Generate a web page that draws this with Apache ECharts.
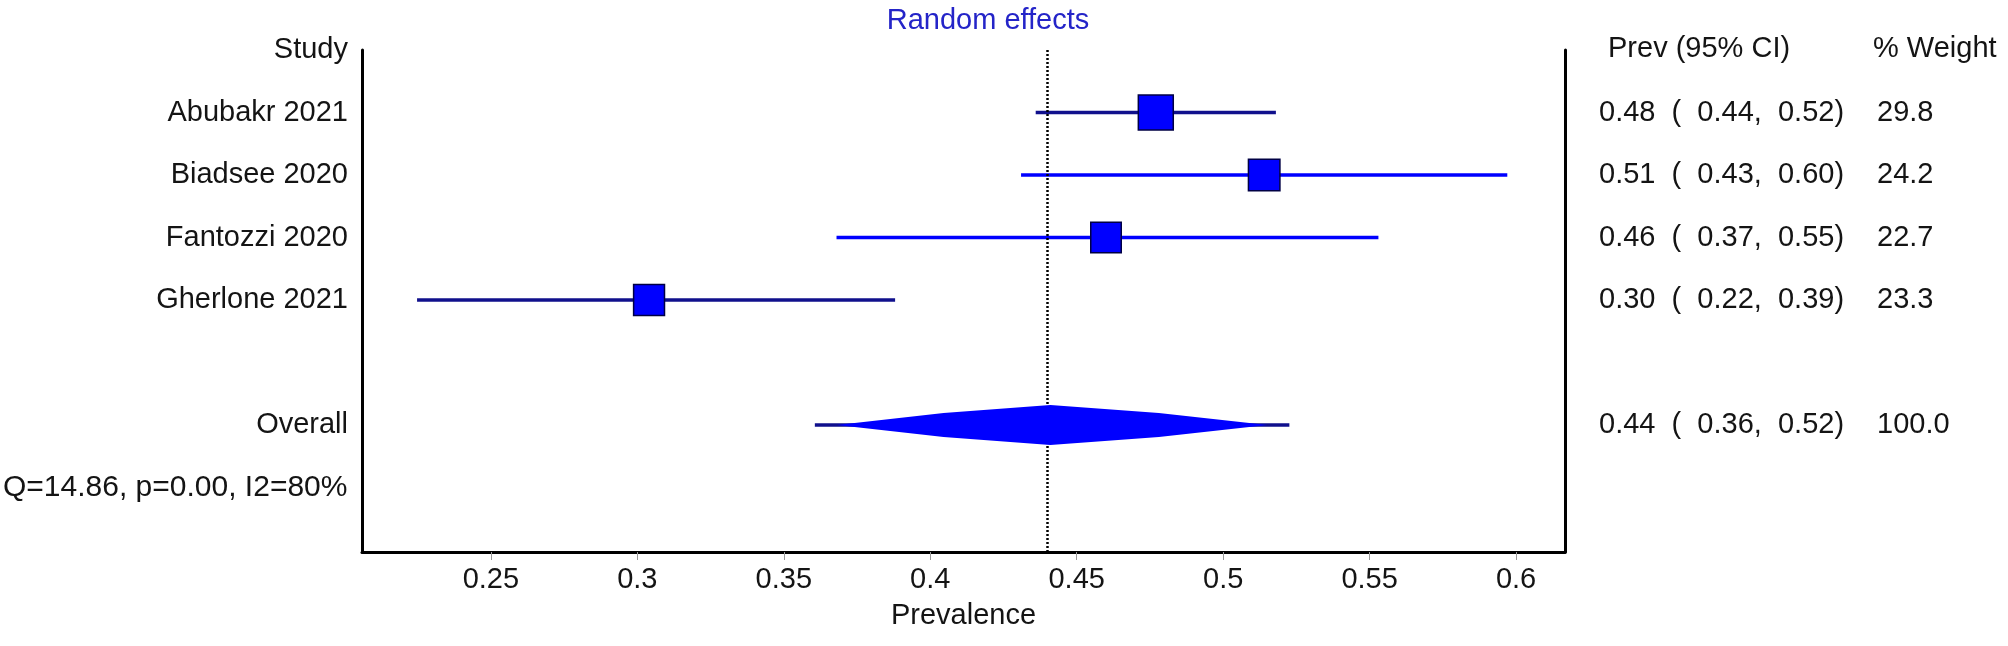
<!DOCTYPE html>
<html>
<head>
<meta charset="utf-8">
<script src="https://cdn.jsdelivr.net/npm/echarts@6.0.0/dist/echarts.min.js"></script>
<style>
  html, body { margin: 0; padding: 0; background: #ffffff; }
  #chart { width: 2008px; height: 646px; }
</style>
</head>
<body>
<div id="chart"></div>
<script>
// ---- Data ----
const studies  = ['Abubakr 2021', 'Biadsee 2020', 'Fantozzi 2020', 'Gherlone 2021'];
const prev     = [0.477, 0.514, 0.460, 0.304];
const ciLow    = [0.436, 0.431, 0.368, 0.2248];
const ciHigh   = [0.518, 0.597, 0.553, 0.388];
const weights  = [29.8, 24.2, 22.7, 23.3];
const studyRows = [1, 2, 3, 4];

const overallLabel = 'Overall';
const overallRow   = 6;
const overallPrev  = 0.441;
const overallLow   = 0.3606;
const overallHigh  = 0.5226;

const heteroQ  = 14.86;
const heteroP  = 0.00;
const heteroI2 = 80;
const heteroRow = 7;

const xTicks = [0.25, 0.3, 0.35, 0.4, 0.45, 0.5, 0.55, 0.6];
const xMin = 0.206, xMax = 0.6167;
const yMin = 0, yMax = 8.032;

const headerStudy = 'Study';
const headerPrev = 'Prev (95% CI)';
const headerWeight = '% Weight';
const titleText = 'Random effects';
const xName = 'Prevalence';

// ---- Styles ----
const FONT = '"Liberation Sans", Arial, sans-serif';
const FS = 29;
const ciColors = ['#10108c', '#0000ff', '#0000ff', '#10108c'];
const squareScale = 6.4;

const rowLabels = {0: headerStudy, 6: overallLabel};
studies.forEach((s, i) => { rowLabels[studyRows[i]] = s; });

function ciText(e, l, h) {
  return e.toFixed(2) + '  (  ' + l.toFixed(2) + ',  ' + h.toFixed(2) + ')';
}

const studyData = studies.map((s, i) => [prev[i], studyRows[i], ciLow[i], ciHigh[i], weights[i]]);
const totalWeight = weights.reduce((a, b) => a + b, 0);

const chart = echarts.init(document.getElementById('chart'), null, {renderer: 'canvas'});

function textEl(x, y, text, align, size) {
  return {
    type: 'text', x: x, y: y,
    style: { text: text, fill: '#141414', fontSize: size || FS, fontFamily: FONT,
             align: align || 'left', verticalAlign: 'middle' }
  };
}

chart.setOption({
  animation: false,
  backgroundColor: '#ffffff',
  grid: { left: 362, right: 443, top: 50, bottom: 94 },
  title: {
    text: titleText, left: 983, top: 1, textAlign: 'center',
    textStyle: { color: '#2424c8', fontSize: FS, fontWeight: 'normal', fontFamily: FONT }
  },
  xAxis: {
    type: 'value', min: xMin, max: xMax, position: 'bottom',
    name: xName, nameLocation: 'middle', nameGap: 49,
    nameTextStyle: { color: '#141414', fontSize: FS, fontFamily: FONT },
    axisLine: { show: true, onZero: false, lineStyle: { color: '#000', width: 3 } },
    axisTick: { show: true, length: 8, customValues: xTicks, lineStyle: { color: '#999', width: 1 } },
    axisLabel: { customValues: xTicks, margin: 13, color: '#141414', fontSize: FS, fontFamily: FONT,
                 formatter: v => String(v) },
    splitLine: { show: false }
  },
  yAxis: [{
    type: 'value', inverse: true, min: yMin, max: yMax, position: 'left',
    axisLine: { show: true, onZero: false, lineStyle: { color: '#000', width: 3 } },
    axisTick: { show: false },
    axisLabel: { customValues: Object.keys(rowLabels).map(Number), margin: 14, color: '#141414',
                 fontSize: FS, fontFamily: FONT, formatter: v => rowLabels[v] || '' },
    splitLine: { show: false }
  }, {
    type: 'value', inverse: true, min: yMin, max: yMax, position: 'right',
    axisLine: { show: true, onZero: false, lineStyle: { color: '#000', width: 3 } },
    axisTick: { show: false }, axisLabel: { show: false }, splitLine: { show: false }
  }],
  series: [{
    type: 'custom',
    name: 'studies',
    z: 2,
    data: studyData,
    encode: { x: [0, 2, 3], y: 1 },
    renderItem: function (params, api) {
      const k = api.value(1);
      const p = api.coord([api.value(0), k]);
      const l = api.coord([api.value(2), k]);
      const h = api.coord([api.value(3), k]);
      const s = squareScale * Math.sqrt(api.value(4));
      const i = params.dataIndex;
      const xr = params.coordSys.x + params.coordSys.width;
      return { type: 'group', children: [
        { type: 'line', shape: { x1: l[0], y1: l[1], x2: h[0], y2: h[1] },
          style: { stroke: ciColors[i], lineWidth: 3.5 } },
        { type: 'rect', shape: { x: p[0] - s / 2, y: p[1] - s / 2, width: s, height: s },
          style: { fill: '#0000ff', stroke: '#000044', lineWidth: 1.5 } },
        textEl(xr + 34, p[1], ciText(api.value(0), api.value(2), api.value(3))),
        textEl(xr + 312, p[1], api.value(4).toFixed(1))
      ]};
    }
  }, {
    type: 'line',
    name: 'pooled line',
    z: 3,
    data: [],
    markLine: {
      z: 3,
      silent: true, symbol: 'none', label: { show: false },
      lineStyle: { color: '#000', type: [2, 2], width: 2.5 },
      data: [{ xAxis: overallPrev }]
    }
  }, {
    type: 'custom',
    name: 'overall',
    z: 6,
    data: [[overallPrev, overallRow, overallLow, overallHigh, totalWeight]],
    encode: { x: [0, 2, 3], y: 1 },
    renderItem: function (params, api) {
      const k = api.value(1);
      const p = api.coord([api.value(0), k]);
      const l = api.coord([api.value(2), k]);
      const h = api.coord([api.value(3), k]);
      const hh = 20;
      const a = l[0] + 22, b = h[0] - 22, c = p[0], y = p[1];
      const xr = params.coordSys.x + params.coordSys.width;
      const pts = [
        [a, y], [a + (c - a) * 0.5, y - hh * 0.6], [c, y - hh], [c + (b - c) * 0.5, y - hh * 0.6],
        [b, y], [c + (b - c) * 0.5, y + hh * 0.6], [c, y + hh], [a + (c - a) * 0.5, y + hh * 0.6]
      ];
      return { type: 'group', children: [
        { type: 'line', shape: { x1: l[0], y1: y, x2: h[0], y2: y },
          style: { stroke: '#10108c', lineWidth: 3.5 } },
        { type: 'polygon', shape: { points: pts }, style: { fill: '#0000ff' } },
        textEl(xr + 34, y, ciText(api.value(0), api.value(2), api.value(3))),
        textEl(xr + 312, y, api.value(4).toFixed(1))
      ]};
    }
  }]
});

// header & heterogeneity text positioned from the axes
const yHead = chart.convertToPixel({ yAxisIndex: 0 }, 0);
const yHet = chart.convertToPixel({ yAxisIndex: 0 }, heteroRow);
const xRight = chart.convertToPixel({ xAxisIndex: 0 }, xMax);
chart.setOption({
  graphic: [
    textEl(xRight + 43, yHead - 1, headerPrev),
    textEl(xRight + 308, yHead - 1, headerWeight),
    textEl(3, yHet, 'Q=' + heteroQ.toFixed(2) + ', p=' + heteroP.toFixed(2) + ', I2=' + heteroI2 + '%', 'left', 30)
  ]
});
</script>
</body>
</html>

*YOUR GOAL:* Only lines belong in the copy: transcribe those from the start of the data through the line that contains "const studyRows = [1, 2, 3, 4];", and skip the pictures.

*EXPECTED OUTPUT:*
Generate a web page that draws this with Apache ECharts.
<!DOCTYPE html>
<html>
<head>
<meta charset="utf-8">
<script src="https://cdn.jsdelivr.net/npm/echarts@6.0.0/dist/echarts.min.js"></script>
<style>
  html, body { margin: 0; padding: 0; background: #ffffff; }
  #chart { width: 2008px; height: 646px; }
</style>
</head>
<body>
<div id="chart"></div>
<script>
// ---- Data ----
const studies  = ['Abubakr 2021', 'Biadsee 2020', 'Fantozzi 2020', 'Gherlone 2021'];
const prev     = [0.477, 0.514, 0.460, 0.304];
const ciLow    = [0.436, 0.431, 0.368, 0.2248];
const ciHigh   = [0.518, 0.597, 0.553, 0.388];
const weights  = [29.8, 24.2, 22.7, 23.3];
const studyRows = [1, 2, 3, 4];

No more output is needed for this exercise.